The Yakima Herald-Republic recently took a firsthand look at a prescribed burning program called the Forest Resiliency Burning Pilot, which was approved by the Washington Legislature earlier this year.
Fighting fire with fire works because it reduces the fuel available to burn the next time a fire sparks, but its use has been limited by concerns over smoke impacts, complicated planning and costs.
A new effort aimed at expanding the use of prescribed fire in the state and addressing those limitations launched this month. The goal is to learn from the Rattlesnake Creek burn and others planned for a total of 11,000 acres in Eastern Washington this fall.

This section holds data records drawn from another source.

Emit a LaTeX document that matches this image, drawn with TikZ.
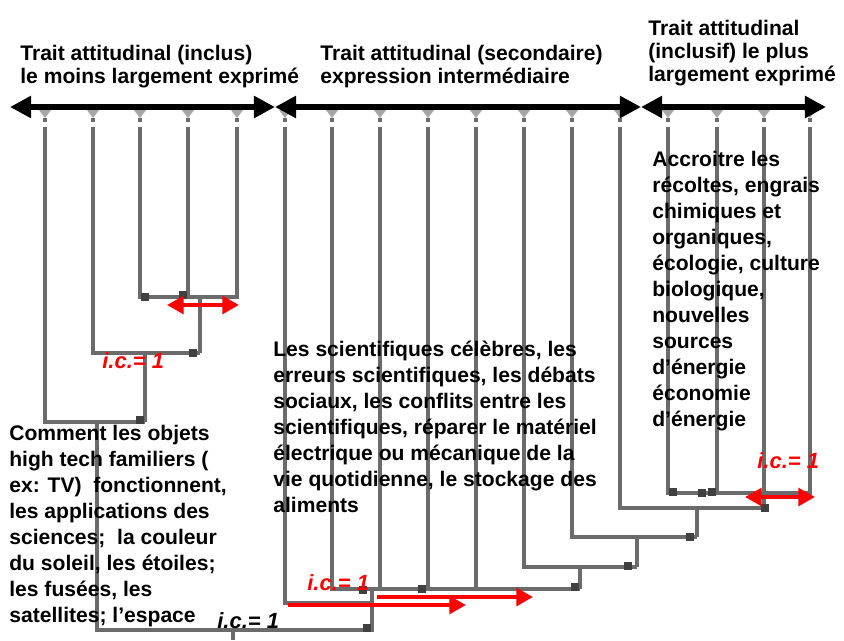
\documentclass[tikz,border=0pt]{standalone}
\usepackage{fontspec}
\setmainfont{Liberation Sans}
\usetikzlibrary{arrows.meta}

\begin{document}
\begin{tikzpicture}[x=0.02cm,y=-0.02cm,
  branch/.style={draw=black!58,line width=1.8pt},
  joint/.style={fill=black!75},
  tick/.style={fill=black!35},
  traitarrow/.style={draw=black,line width=3pt,{Triangle[length=12pt,width=12pt]}-{Triangle[length=12pt,width=12pt]}},
  icarrow/.style={draw=red,line width=2.8pt,-{Triangle[length=9.5pt,width=10pt]}},
  icboth/.style={icarrow,{Triangle[length=9.5pt,width=10pt]}-{Triangle[length=9.5pt,width=10pt]}},
  ictext/.style={anchor=base west,inner sep=0,text=red,font=\fontsize{12.5}{14}\selectfont\bfseries\itshape},
  header/.style={anchor=north west,align=left,inner sep=0,font=\fontsize{12}{13.3}\selectfont\bfseries},
  bodytext/.style={anchor=north west,align=left,inner sep=0,font=\fontsize{12}{14.8}\selectfont\bfseries}]
 \useasboundingbox (0,0) rectangle (844,640);
 \foreach \n/\x in {1/45,2/93,3/140,4/188,5/237,6/285,7/332,8/380,9/428,10/476,11/524,12/572,13/620,14/668,15/717,16/764,17/810} {
  \coordinate (l\n) at (\x,127);
  \fill[tick] (\x-6,110) -- (\x+6,110) -- (\x,118) -- cycle;
  \draw[branch] (\x,118) -- (\x,122);
 }
 \draw[branch] (l3) |- (237,297) -- (l5);
 \draw[branch] (l4) -- (188,297);
 \draw[branch] (200,297) -- (200,353);
 \draw[branch] (l2) |- (200,353);
 \draw[branch] (145,353) -- (145,422);
 \draw[branch] (l1) |- (145,422);
 \draw[branch] (97,422) -- (97,630) -| (372,589);
 \draw[branch] (233,630) -- (233,640);
 \draw[branch] (l14) |- (810,493) -- (l17);
 \draw[branch] (l15) -- (717,493);
 \draw[branch] (l13) |- (764,508) -- (l16);
 \draw[branch] (697,508) -- (697,537);
 \draw[branch] (l12) |- (697,537);
 \draw[branch] (637,537) -- (637,567);
 \draw[branch] (l11) |- (637,567);
 \draw[branch] (580,567) -- (580,589);
 \draw[branch] (l7) |- (580,589);
 \foreach \n in {8,9,10}
  \draw[branch] (l\n) -- (l\n |- 0,589);
 \draw[branch] (l6) |- (372,603);
 \foreach \x/\y in {145/297,183/295,193/353,140/420,367/628,673/492,702/493,712/492,765/508,690/537,628/566,575/587,422/589,363/590}
  \fill[joint] (\x-4,\y-4) rectangle (\x+4,\y+4);
 \coordinate (ra) at (167,305);
 \coordinate (rb) at (239,305);
 \coordinate (rc) at (745,497);
 \coordinate (rd) at (815,497);
 \coordinate (re) at (288,605);
 \coordinate (rf) at (466,605);
 \coordinate (rg) at (377,597);
 \coordinate (rh) at (533,597);
 \draw[icboth] (ra) -- (rb);
 \draw[icboth] (rc) -- (rd);
 \draw[icarrow] (re) -- (rf);
 \draw[icarrow] (rg) -- (rh);
 \node[ictext] (ic1) at (102,368) {i.c.= 1};
 \node[ictext] (ic2) at (757,468) {i.c.= 1};
 \node[ictext] (ic3) at (307,590) {i.c.= 1};
 \node[ictext,text=black] (ic4) at (217,628) {i.c.= 1};
 \node[header] (inclus) at (20,44.5) {Trait attitudinal (inclus)\\le moins largement exprimé};
 \node[header] (secondaire) at (320,44.5) {Trait attitudinal (secondaire)\\expression intermédiaire};
 \node[header] (inclusif) at (648,19.5) {Trait attitudinal\\(inclusif) le plus\\largement exprimé};
 \node[bodytext] (objets) at (9,424.5) {Comment les objets\\high tech familiers (\\ex: TV)\ \ fonctionnent,\\les applications des\\sciences;\ \ la couleur\\du soleil, les étoiles;\\les fusées, les\\satellites; l’espace};
 \node[bodytext] (savants) at (273,341) {Les scientifiques célèbres, les\\erreurs scientifiques, les débats\\sociaux, les conflits entre les\\scientifiques, réparer le matériel\\électrique ou mécanique de la\\vie quotidienne, le stockage des\\aliments};
 \node[bodytext] (recoltes) at (652,151) {Accroitre les\\récoltes, engrais\\chimiques et\\organiques,\\écologie, culture\\biologique,\\nouvelles\\sources\\d’énergie\\économie\\d’énergie};
 \coordinate (t0) at (10,107);
 \coordinate (t1) at (275,107);
 \coordinate (t2) at (641,107);
 \coordinate (t3) at (826,107);
 \draw[traitarrow] (t0) -- (t1);
 \draw[traitarrow] (t1) -- (t2);
 \draw[traitarrow] (t2) -- (t3);
\end{tikzpicture}
\end{document}
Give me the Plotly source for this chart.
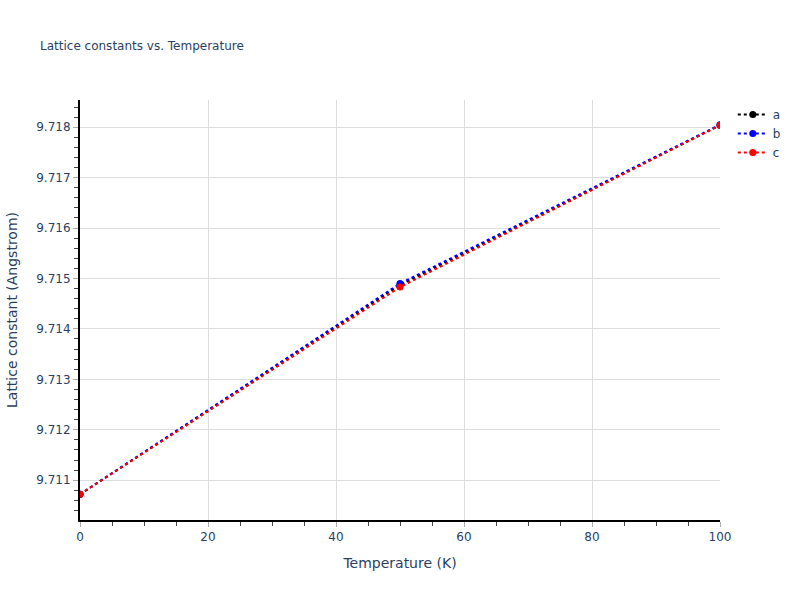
import plotly.graph_objects as go

temperature = [0, 50, 100]
a_vals = [9.71072, 9.71487, 9.71804]
b_vals = [9.71072, 9.71490, 9.71805]
c_vals = [9.71072, 9.71483, 9.71804]

series = [("a", a_vals, "black"), ("b", b_vals, "blue"), ("c", c_vals, "red")]

fig = go.Figure()
for name, vals, color in series:
    fig.add_trace(go.Scatter(
        x=temperature, y=vals, name=name, mode="lines+markers",
        line=dict(color=color, dash="dot", width=2),
        marker=dict(color=color, size=7),
    ))

axis_style = dict(
    showline=True, linecolor="black", linewidth=2,
    ticks="outside", tickcolor="#aaa", ticklen=5,
    showgrid=True, gridcolor="#dddddd", zeroline=False,
    title_font=dict(size=14),
    tickfont=dict(size=12),
)

fig.update_layout(
    width=800, height=600,
    paper_bgcolor="white", plot_bgcolor="white",
    title=dict(text="Lattice constants vs. Temperature", font=dict(size=12), x=0.05),
    margin=dict(l=80, r=80, t=100, b=80),
    font=dict(family="DejaVu Sans, Verdana, sans-serif", color="#2a3f5f", size=12),
    legend=dict(font=dict(size=12)),
)
fig.update_xaxes(title_text="Temperature (K)", range=[0, 100], dtick=20,
                 minor=dict(ticks="outside", ticklen=4, tickcolor="#444", dtick=5, showgrid=False),
                 **axis_style)
fig.update_yaxes(title_text="Lattice constant (Angstrom)", range=[9.71021, 9.71854], dtick=0.001,
                 tickformat=".3f",
                 minor=dict(ticks="outside", ticklen=4, tickcolor="#444", dtick=0.0002, showgrid=False),
                 **axis_style)

# drop the page's default body margin so the figure sits at the window corner
fig.write_html("out.html", config={"displayModeBar": False},
               post_script="document.body.style.margin='0';")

Most of those burns are on Forest Service land, because the state has shied away from prescribed fire in the past, due to smoke, safety and staffing concerns. But that needs to change, according to Rep. Joel Kretz, R-Wauconda, who sponsored legislation authorizing the project last spring.
“What most people don’t realize is that fire is essential for the natural health of our forests,” Kretz said in a statement this spring. The devastation of the recent fires in Okanogan County made Kretz realize the state needs to use prescribed fire to improve the forests’ resiliency and protect communities and firefighters.
Known as the Forest Resiliency Burning Pilot project, the new effort attempts to make it easier for burn plans to get a go-ahead from air quality officials who want to ensure the weather favors smoke dispersal.
“The Legislature wanted us to look at ways to increase the use of prescribed burning as a tool in our forests, which need it broadly,” said state Department of Natural Resources spokesman Joe Smilie. “We are looking at ways to use it without impacting the communities that are sensitive to smoke.”
The prescribed burns in Eastern Washington work best in conjunction with forest thinning:
It’s safe for firefighters to set the forest here on fire because it’s already been thinned by a timber harvest. Unnaturally dense, stressed forests are driving much of the wildfire risk in the region, and a combination of thinning and prescribed fire restores a more open, healthy forest in which fire functions to maintain, not destroy, (said Reese Lolley, chair of the Washington Prescribed Fire Council who also works for The Nature Conservancy in Yakima.)
“I couldn’t have asked for a more textbook picture of what we want from these fire effects,” (said Naches District firefighter Ty Johnson) as a dense cluster of small trees burst into flames, a sudden outburst of big, aggressive fire compared to the quieter sizzling of brush and shrubs.
The Methow Valley News in June did a long story on local prescribed burns in North-Central Washington. The positive results of the burns are quantifiable, officials said.
In addition to creating healthier forests that are able to weather wildfire, doing thinning and prescribed burning provides areas where firefighters can safely fight a fire. “I know from personal experience as a firefighter that these treatment areas are really useful in creating suppression opportunities,” said (Meg Trebon, assistant fire management officer for fuels with the Methow Valley Ranger District).
Trebon listed half-a-dozen large fires in and around the Methow Valley, from the Farewell Fire in 2003 through the Twisp River Fire last summer, where prescribed burns created safe areas and anchors for firefighters.
“I’m not looking to fireproof the forest, but to build resilience in an appropriate manner, specifically reducing wildfire hazards,” said Trebon.
“It’s a huge educational thing. People need to understand that prescribed burning needs to be done to burn these areas in a controlled fashion. When there is a wildfire — because there will be a wildfire — it makes it less severe and safer for firefighters and the public,” said (Dale Swedberg, manager of the Okanogan Lands Operations and Prescribed Burn Program for the Washington Department of Fish and Wildlife (WDFW)).